Sometimes (particularly with small vendors) running in a virtualized environment simply is not supported. You might be able to put pressure on them to provide support; if enough customers take this approach it could work. Otherwise, you can do it anyway and break some rules but to get support you’ll need to reproduce your problem on a traditionally installed instance. Some vendors still require dongles, which clearly makes for a challenge in a virtualized environment.

 

When it just won’t work very well
 

High I/O apps such as databases, and those with disk intensive workloads may be mitigated to some degree by using a pass-through drive instead of a virtual drive but may simply be wise to avoid entirely.  Products that require hardware cards without virtualization drivers are rare but troublesome. Graphics-intensive apps can be a concern but this is an issue VM vendors have been working hard on and as such is improving. It is also worth noting that when evaluating applications that don’t work well, there may be new technologies like I/O virtualization that can help to eliminate concerns.

 

When time drift will hurt your apps

Virtual machines store time apart from the physical host and as the two times diverge some applications can be affected. For example, time drive would clearly impact applications like financial real-time trading applications or an industrial control system.

 

When you work for a cheapskate


If you don’t have the budget to pull it off, don’t start it. Taking a half-hearted approach is very likely to be worse than whatever you have today and would not be well received by users.

 

When you’re already running servers at high capacity


While the overhead required to run a virtualized environment is shrinking fast, even the 5 to 15 percent overhead it requires may be too much if your server is already working at 60 percent or so (as pushing beyond 75% is not recommended).

 

When you don’t have a way to manage encryption keys


The work around for password protecting certificates on individual VMs is not recommended. The ideal solution is a policy based encryption key management solution-- which the presenter’s company Trend Micro happens to sell (but credit where credit is due, he did not push the product but simply made everyone aware of it and within this technical discussion it was not unwelcome content).

 

When you use clustered apps with built in failover


Some older, mission critical applications may have high availability features already. One example given, “Microsoft Cluster Services with a shared disk will break in private clouds that allow VMs to automatically move around”

 

When you want to save money on all desktops by virtualizing them

This seems to be one of the biggest misconceptions about VDI—it simply is not cheaper.
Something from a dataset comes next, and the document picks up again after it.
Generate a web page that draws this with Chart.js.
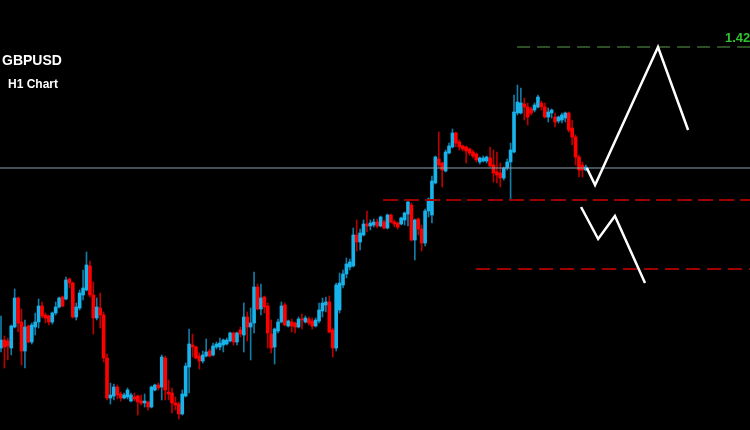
<!DOCTYPE html>
<html><head><meta charset="utf-8">
<script src="https://cdn.jsdelivr.net/npm/chart.js@4.4.0/dist/chart.umd.min.js"></script>
<style>
html,body{margin:0;padding:0;background:#000;}
#wrap{position:relative;width:750px;height:430px;background:#000;overflow:hidden;}
.t{position:absolute;font-family:"Liberation Sans",Arial,sans-serif;font-weight:bold;white-space:nowrap;}
</style></head><body>
<div id="wrap"><canvas id="c"></canvas>
<div class="t" style="left:2px;top:52px;font-size:14px;color:#fff">GBPUSD</div>
<div class="t" style="left:8px;top:77px;font-size:12px;color:#fff">H1 Chart</div>
<div class="t" style="left:725px;top:30px;font-size:13px;color:#2fc42f">1.42</div>
</div>
<script>
// GBPUSD H1 candles
const open = [1.3899,1.3907,1.3906,1.3899,1.3920,1.3949,1.3925,1.3896,1.3921,1.3905,
1.3920,1.3925,1.3941,1.3932,1.3931,1.3925,1.3934,1.3940,1.3950,1.3948,
1.3968,1.3964,1.3930,1.3939,1.3952,1.3957,1.3981,1.3952,1.3929,1.3939,
1.3932,1.3889,1.3849,1.3851,1.3860,1.3853,1.3849,1.3850,1.3846,1.3850,
1.3851,1.3846,1.3844,1.3845,1.3840,1.3857,1.3862,1.3860,1.3889,1.3855,
1.3854,1.3844,1.3843,1.3833,1.3851,1.3880,1.3902,1.3900,1.3891,1.3886,
1.3891,1.3896,1.3892,1.3900,1.3900,1.3902,1.3903,1.3906,1.3914,1.3905,
1.3917,1.3912,1.3930,1.3920,1.3924,1.3960,1.3938,1.3950,1.3941,1.3913,
1.3900,1.3916,1.3925,1.3942,1.3921,1.3925,1.3924,1.3920,1.3928,1.3925,
1.3928,1.3926,1.3921,1.3926,1.3936,1.3942,1.3945,1.3917,1.3899,1.3937,
1.3962,1.3973,1.3980,1.3981,1.4012,1.4005,1.4012,1.4023,1.4021,1.4022,
1.4025,1.4021,1.4025,1.4019,1.4032,1.4025,1.4024,1.4023,1.4027,1.4033,
1.4042,1.4007,1.4028,1.4018,1.4004,1.4036,1.4032,1.4064,1.4088,1.4084,
1.4076,1.4094,1.4100,1.4114,1.4105,1.4101,1.4100,1.4098,1.4095,1.4093,
1.4085,1.4086,1.4086,1.4089,1.4082,1.4075,1.4074,1.4069,1.4079,1.4085,
1.4095,1.4134,1.4134,1.4143,1.4140,1.4138,1.4137,1.4140,1.4144,1.4140,
1.4130,1.4134,1.4130,1.4126,1.4127,1.4129,1.4134,1.4119,1.4110,1.4090,
1.4082,1.4077];
const high = [1.3931,1.3911,1.3909,1.3922,1.3958,1.3950,1.3938,1.3927,1.3922,1.3924,
1.3934,1.3948,1.3945,1.3934,1.3932,1.3935,1.3945,1.3950,1.3951,1.3970,
1.3969,1.3965,1.3944,1.3957,1.3977,1.3995,1.3986,1.3965,1.3949,1.3954,
1.3935,1.3893,1.3864,1.3863,1.3862,1.3855,1.3854,1.3859,1.3854,1.3854,
1.3852,1.3852,1.3853,1.3846,1.3861,1.3863,1.3864,1.3892,1.3891,1.3867,
1.3859,1.3850,1.3845,1.3857,1.3884,1.3918,1.3913,1.3901,1.3894,1.3896,
1.3908,1.3898,1.3904,1.3905,1.3909,1.3908,1.3909,1.3915,1.3915,1.3915,
1.3920,1.3944,1.3935,1.3939,1.3975,1.3963,1.3963,1.3951,1.3944,1.3927,
1.3919,1.3928,1.3945,1.3944,1.3927,1.3928,1.3925,1.3930,1.3933,1.3931,
1.3930,1.3929,1.3929,1.3944,1.3949,1.3950,1.3951,1.3919,1.3964,1.3974,
1.3977,1.3989,1.3988,1.4019,1.4027,1.4018,1.4027,1.4036,1.4027,1.4028,
1.4028,1.4031,1.4027,1.4033,1.4033,1.4027,1.4025,1.4030,1.4035,1.4047,
1.4044,1.4028,1.4029,1.4022,1.4038,1.4049,1.4071,1.4091,1.4115,1.4085,
1.4097,1.4104,1.4118,1.4115,1.4107,1.4102,1.4101,1.4099,1.4097,1.4094,
1.4090,1.4091,1.4091,1.4100,1.4097,1.4095,1.4084,1.4080,1.4088,1.4104,
1.4152,1.4162,1.4159,1.4149,1.4144,1.4140,1.4144,1.4152,1.4146,1.4144,
1.4139,1.4138,1.4134,1.4131,1.4134,1.4135,1.4135,1.4127,1.4112,1.4092,
1.4085,1.4082];
const low = [1.3895,1.3879,1.3887,1.3892,1.3919,1.3915,1.3882,1.3879,1.3904,1.3903,
1.3912,1.3919,1.3929,1.3924,1.3922,1.3923,1.3932,1.3939,1.3940,1.3947,
1.3959,1.3929,1.3927,1.3937,1.3947,1.3956,1.3950,1.3913,1.3927,1.3919,
1.3885,1.3847,1.3843,1.3847,1.3848,1.3846,1.3848,1.3848,1.3845,1.3846,
1.3832,1.3842,1.3840,1.3837,1.3839,1.3856,1.3857,1.3847,1.3847,1.3847,
1.3834,1.3837,1.3828,1.3832,1.3850,1.3854,1.3890,1.3888,1.3878,1.3884,
1.3890,1.3890,1.3891,1.3898,1.3897,1.3895,1.3902,1.3905,1.3902,1.3902,
1.3910,1.3895,1.3906,1.3887,1.3914,1.3937,1.3932,1.3934,1.3899,1.3894,
1.3883,1.3914,1.3924,1.3921,1.3920,1.3915,1.3914,1.3919,1.3918,1.3924,
1.3922,1.3918,1.3920,1.3924,1.3930,1.3935,1.3914,1.3890,1.3896,1.3934,
1.3959,1.3969,1.3977,1.3980,1.3996,1.3997,1.4011,1.4015,1.4017,1.4020,
1.4019,1.4020,1.4018,1.4018,1.4024,1.4020,1.4018,1.4022,1.4022,1.4021,
1.4006,1.3987,1.4012,1.3996,1.4001,1.4030,1.4024,1.4063,1.4080,1.4060,
1.4075,1.4093,1.4099,1.4100,1.4097,1.4096,1.4084,1.4092,1.4089,1.4085,
1.4083,1.4085,1.4084,1.4080,1.4065,1.4064,1.4060,1.4067,1.4077,1.4047,
1.4094,1.4132,1.4133,1.4127,1.4122,1.4132,1.4135,1.4139,1.4137,1.4129,
1.4125,1.4129,1.4120,1.4124,1.4124,1.4125,1.4115,1.4102,1.4082,1.4070,
1.4070,1.4076];
const close = [1.3907,1.3900,1.3901,1.3921,1.3949,1.3924,1.3896,1.3920,1.3905,1.3922,
1.3925,1.3941,1.3931,1.3929,1.3925,1.3934,1.3940,1.3949,1.3941,1.3967,
1.3964,1.3930,1.3940,1.3954,1.3959,1.3982,1.3952,1.3929,1.3940,1.3932,
1.3889,1.3849,1.3852,1.3860,1.3852,1.3849,1.3852,1.3857,1.3852,1.3848,
1.3845,1.3844,1.3846,1.3840,1.3860,1.3862,1.3859,1.3890,1.3857,1.3853,
1.3844,1.3842,1.3833,1.3853,1.3881,1.3903,1.3900,1.3889,1.3886,1.3892,
1.3895,1.3891,1.3901,1.3903,1.3904,1.3907,1.3907,1.3914,1.3905,1.3914,
1.3913,1.3930,1.3920,1.3924,1.3960,1.3938,1.3949,1.3940,1.3914,1.3899,
1.3918,1.3925,1.3941,1.3922,1.3926,1.3921,1.3920,1.3928,1.3927,1.3929,
1.3924,1.3921,1.3927,1.3937,1.3944,1.3945,1.3915,1.3899,1.3962,1.3964,
1.3973,1.3983,1.3985,1.4012,1.4005,1.4014,1.4023,1.4021,1.4024,1.4025,
1.4021,1.4030,1.4019,1.4032,1.4025,1.4023,1.4020,1.4029,1.4034,1.4045,
1.4007,1.4027,1.4018,1.4004,1.4036,1.4048,1.4066,1.4090,1.4082,1.4077,
1.4095,1.4101,1.4114,1.4104,1.4100,1.4098,1.4096,1.4094,1.4091,1.4087,
1.4089,1.4089,1.4090,1.4081,1.4074,1.4072,1.4069,1.4079,1.4085,1.4097,
1.4135,1.4145,1.4144,1.4140,1.4130,1.4134,1.4142,1.4150,1.4140,1.4130,
1.4135,1.4137,1.4125,1.4130,1.4132,1.4134,1.4117,1.4110,1.4090,1.4077,
1.4077,1.4080];

// Levels (price) and where each starts (bar index)
const currentPrice = 1.4079;
const targetLevel = 1.4200, targetFrom = 150.9;
const support1 = 1.4047, support1From = 111.7;
const support2 = 1.3978, support2From = 138.9;
// Projected paths (bar index, price)
const bullPathX = [171.3, 173.7, 192.1, 200.9];
const bullPathY = [1.4079, 1.4062, 1.4200, 1.4117];
const bearPathX = [169.6, 174.6, 179.5, 188.3];
const bearPathY = [1.4040, 1.4008, 1.4031, 1.3964];

const xMin = -0.29, xMax = 219.0;
const yMin = 1.3817, yMax = 1.4247;

const UP = '#17b3ea', DOWN = '#ff0000', UPW = '#147aa6', DOWNW = '#bb0000';
const bodies = open.map((o, i) => ({x: i, y: [o, close[i]]}));
const wicks = open.map((o, i) => ({x: i, y: [low[i], high[i]]}));
const isUp = open.map((o, i) => close[i] >= o);

const hline = (y, from) => [{x: from, y: y}, {x: xMax, y: y}];
const path = (xs, ys) => xs.map((x, i) => ({x: x, y: ys[i]}));

const lineDs = (data, color, width, dash) => ({
  type: 'line', data: data, borderColor: color, borderWidth: width, borderDash: dash || [],
  pointRadius: 0, fill: false, tension: 0, order: 0, borderCapStyle: 'butt'
});

new Chart(document.getElementById('c'), {
  type: 'bar',
  data: {
    datasets: [
      lineDs(path(bullPathX, bullPathY), '#ffffff', 2.5),
      lineDs(path(bearPathX, bearPathY), '#ffffff', 2.5),
      lineDs(hline(targetLevel, targetFrom), '#5d9c4b', 1, [13, 7]),
      lineDs(hline(support1, support1From), '#a00000', 2, [15, 6]),
      lineDs(hline(support2, support2From), '#a00000', 2, [14, 7]),
      lineDs(hline(currentPrice, xMin), '#8fa2b4', 1),
      {
        type: 'bar', data: bodies, grouped: false, order: 1,
        backgroundColor: isUp.map(u => u ? UP : DOWN),
        barThickness: 3, minBarLength: 1, borderWidth: 0
      },
      {
        type: 'bar', data: wicks, grouped: false, order: 2,
        backgroundColor: isUp.map(u => u ? UPW : DOWNW),
        barThickness: 1, borderWidth: 0
      }
    ]
  },
  options: {
    responsive: true, maintainAspectRatio: false, animation: false, devicePixelRatio: 1,
    layout: {padding: 0},
    plugins: {legend: {display: false}, tooltip: {enabled: false}},
    scales: {
      x: {type: 'linear', min: xMin, max: xMax, offset: false, display: false},
      y: {type: 'linear', min: yMin, max: yMax, display: false}
    }
  }
});
</script>
</body></html>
You still need a client device (which still needs to be secured and managed) and you are adding significant server infrastructure, which is expensive.

 

When you are running virtualization platform components

For this one Dave explained that Virtualization platforms and hypervisors rely upon AD or DNS so if you virtualized AD or DNS you end up in a situation where you can’t start your virtualized environment because of a requirement it is hosting as a virtualized service. In short, you really have to keep your DNS servers on physical servers.

 

All these issues are being addressed as new releases come to market. While this may come across as negative, all the benefits were also highlighted and virtualization was still encouraged. The point was to get one thinking about the fact that implementing virtualization may not (and should not) mean virtualization everything.